Zelensky tratta a Berlino con Washington, ma il Donbass blocca la pace
Volodymyr Zelensky (foto x.com/ZelenskyyUa)
A Berlino la diplomazia accelera, ma il traguardo resta lontano. Volodymyr Zelensky torna al tavolo con gli Stati Uniti per discutere un’uscita dalla guerra con la Russia, sotto la spinta di Washington a chiudere entro l’anno. I colloqui con gli inviati americani si chiudono senza accordi e con un nodo irrisolto: i territori occupati nel Donbass. Kiev resiste alle pressioni, mentre Mosca fissa i suoi paletti.
I colloqui nella capitale tedesca rappresentano la prosecuzione del confronto avviato il giorno precedente tra Zelensky e l’inviato speciale americano Steve Witkoff, insieme a Jared Kushner, genero e consigliere del presidente degli Stati Uniti Donald Trump. L’incontro si è concluso dopo circa un’ora e mezza e, secondo fonti diplomatiche, non sono previsti ulteriori round nella giornata. Nessun comunicato congiunto, nessun dettaglio ufficiale.
Secondo una fonte governativa rimasta anonima, le due parti non avrebbero raggiunto un’intesa sulle questioni territoriali. Washington continuerebbe a spingere Kiev a cedere alla Russia l’intero oblast di Donetsk e quello di Lugansk, una richiesta che per l’Ucraina resta politicamente e costituzionalmente esplosiva.
Pressioni americane e linea ucraina
A frenare la lettura di uno scontro frontale è intervenuto il primo vice ministro degli Esteri ucraino, Sergiy Kyslytsya, che ha invitato a non “caratterizzare in modo errato” l’approccio degli Stati Uniti. Washington, ha assicurato, “resta pienamente impegnata nel processo di pace”. E ha aggiunto: “Ogni delegazione ascolta attentamente l’altra. La posizione ucraina è molto chiara. Le fonti anonime non sono corrette”, senza precisare a quali ricostruzioni facesse riferimento.
Dopo il faccia a faccia con gli emissari americani, Zelensky è stato ricevuto dal presidente tedesco Frank-Walter Steinmeier nella residenza presidenziale del palazzo di Bellevue. Un passaggio istituzionale che conferma il ruolo della Germania come snodo diplomatico del confronto, ma che non scioglie i nodi politici sul futuro del conflitto.
Il piano Usa e le resistenze di Kiev
Witkoff ha parlato di “molti progressi” nei colloqui iniziali. Un giudizio che contrasta con quanto riferito da una fonte del Wall Street Journal, secondo cui l’incontro di cinque ore di domenica sarebbe stato difficile, con gli Stati Uniti poco inclini a rivedere la propria proposta di pace.

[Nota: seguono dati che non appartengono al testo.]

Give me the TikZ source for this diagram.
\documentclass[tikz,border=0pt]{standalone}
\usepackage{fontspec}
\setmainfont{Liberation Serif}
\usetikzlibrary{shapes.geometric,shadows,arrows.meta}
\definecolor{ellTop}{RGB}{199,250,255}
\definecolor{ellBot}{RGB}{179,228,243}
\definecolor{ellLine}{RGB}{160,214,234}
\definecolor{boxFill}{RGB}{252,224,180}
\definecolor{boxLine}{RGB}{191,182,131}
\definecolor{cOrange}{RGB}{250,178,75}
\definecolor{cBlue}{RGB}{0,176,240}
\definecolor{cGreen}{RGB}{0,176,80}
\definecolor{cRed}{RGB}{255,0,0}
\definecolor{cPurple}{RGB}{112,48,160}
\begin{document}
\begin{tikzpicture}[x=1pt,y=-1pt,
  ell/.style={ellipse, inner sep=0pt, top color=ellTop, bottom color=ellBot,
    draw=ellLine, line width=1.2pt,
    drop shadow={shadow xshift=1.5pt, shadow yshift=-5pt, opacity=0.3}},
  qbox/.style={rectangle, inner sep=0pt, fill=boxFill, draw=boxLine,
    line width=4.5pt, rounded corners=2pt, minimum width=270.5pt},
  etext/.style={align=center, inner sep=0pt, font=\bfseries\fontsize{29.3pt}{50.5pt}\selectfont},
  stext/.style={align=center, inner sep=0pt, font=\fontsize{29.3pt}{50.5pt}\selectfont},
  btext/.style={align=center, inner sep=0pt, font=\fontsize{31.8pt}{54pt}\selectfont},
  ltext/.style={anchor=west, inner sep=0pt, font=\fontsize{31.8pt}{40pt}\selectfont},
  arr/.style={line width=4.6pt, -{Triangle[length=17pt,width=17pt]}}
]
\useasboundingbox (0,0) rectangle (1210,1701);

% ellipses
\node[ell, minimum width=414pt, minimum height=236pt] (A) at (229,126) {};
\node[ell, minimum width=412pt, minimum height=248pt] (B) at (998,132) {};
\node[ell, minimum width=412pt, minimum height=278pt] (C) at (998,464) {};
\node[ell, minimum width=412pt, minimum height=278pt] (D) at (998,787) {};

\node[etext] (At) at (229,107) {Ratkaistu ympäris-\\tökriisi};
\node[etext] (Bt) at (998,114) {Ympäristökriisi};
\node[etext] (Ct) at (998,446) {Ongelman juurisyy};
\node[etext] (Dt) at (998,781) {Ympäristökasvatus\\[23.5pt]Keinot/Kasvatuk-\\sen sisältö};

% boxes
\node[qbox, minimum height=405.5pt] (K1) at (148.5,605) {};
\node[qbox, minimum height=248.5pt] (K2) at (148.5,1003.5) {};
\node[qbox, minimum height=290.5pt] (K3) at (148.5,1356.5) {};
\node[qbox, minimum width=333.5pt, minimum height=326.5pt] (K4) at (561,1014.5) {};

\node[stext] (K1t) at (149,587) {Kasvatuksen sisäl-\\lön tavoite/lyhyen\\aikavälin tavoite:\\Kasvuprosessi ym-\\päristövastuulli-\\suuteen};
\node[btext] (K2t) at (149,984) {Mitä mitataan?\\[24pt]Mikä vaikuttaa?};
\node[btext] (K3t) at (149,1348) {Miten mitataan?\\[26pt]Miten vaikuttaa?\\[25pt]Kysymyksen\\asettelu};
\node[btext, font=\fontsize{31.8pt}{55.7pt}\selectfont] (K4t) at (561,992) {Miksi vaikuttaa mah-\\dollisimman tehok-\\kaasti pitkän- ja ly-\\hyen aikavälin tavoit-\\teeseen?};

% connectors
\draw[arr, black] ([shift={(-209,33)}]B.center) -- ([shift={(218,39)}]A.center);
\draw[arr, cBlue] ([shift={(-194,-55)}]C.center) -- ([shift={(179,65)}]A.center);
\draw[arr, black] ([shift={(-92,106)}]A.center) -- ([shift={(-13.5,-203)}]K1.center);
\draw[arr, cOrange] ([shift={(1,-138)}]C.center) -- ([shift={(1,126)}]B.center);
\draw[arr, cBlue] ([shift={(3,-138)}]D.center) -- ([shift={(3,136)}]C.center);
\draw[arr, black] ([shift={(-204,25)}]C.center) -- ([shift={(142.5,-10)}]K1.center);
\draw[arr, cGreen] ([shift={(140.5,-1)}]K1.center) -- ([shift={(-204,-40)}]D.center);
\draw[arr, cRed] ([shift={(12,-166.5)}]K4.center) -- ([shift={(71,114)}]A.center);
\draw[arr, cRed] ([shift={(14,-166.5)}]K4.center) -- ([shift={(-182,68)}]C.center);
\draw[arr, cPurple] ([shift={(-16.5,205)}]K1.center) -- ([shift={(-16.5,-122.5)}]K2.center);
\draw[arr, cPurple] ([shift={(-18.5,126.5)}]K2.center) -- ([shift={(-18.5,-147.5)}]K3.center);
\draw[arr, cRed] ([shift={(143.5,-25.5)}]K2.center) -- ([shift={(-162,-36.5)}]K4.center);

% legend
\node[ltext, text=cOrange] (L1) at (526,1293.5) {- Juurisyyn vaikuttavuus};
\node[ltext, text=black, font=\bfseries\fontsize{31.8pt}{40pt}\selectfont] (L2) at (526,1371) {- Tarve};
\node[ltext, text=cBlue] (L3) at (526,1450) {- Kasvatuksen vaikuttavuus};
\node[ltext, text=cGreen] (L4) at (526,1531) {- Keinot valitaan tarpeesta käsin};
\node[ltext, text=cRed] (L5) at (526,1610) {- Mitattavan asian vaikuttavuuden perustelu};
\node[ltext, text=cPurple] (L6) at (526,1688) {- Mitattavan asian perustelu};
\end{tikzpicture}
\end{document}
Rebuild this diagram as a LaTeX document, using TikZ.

L’obiettivo americano resta stringere i tempi e arrivare a un’intesa entro la fine dell’anno.
I negoziati si inseriscono in un rinnovato sforzo diplomatico avviato dopo il sostegno di Washington a un piano di pace in 28 punti, giudicato da Kiev particolarmente oneroso. Dopo consultazioni con rappresentanti ucraini ed europei, la proposta è stata ridotta a 20 punti, ma l’impianto resta duro sul fronte delle concessioni territoriali e della sicurezza.
Alla vigilia dell’incontro di Berlino, Zelensky ha respinto anche l’ipotesi americana di una “zona demilitarizzata” nel Donbass parzialmente occupato dalla Russia, che implicherebbe il ritiro delle truppe ucraine. Una linea considerata inaccettabile dal governo di Kiev.
Garanzie Nato e veto di Mosca
Sotto pressione affinché accetti concessioni nelle regioni orientali, Zelensky ha ribadito che qualsiasi decisione sui territori dovrà spettare al popolo ucraino, eventualmente attraverso un referendum. Un passaggio che segnala l’alto rischio politico interno di ogni compromesso imposto dall’esterno.
Il presidente ucraino ha inoltre insistito sulla necessità di garanzie di sicurezza “ferree”, paragonabili a quelle previste dall’Articolo 5 della Nato. Una richiesta che si scontra con l’opposizione degli Stati Uniti e di altri alleati alla piena adesione dell’Ucraina all’Alleanza atlantica.
Da Mosca, il portavoce del Cremlino Dmitry Peskov ha ribadito che l’esclusione dell’Ucraina dalla Nato resta una “pietra angolare” delle condizioni russe per qualsiasi accordo di pace. Un punto che, al momento, rende il compromesso ancora lontano.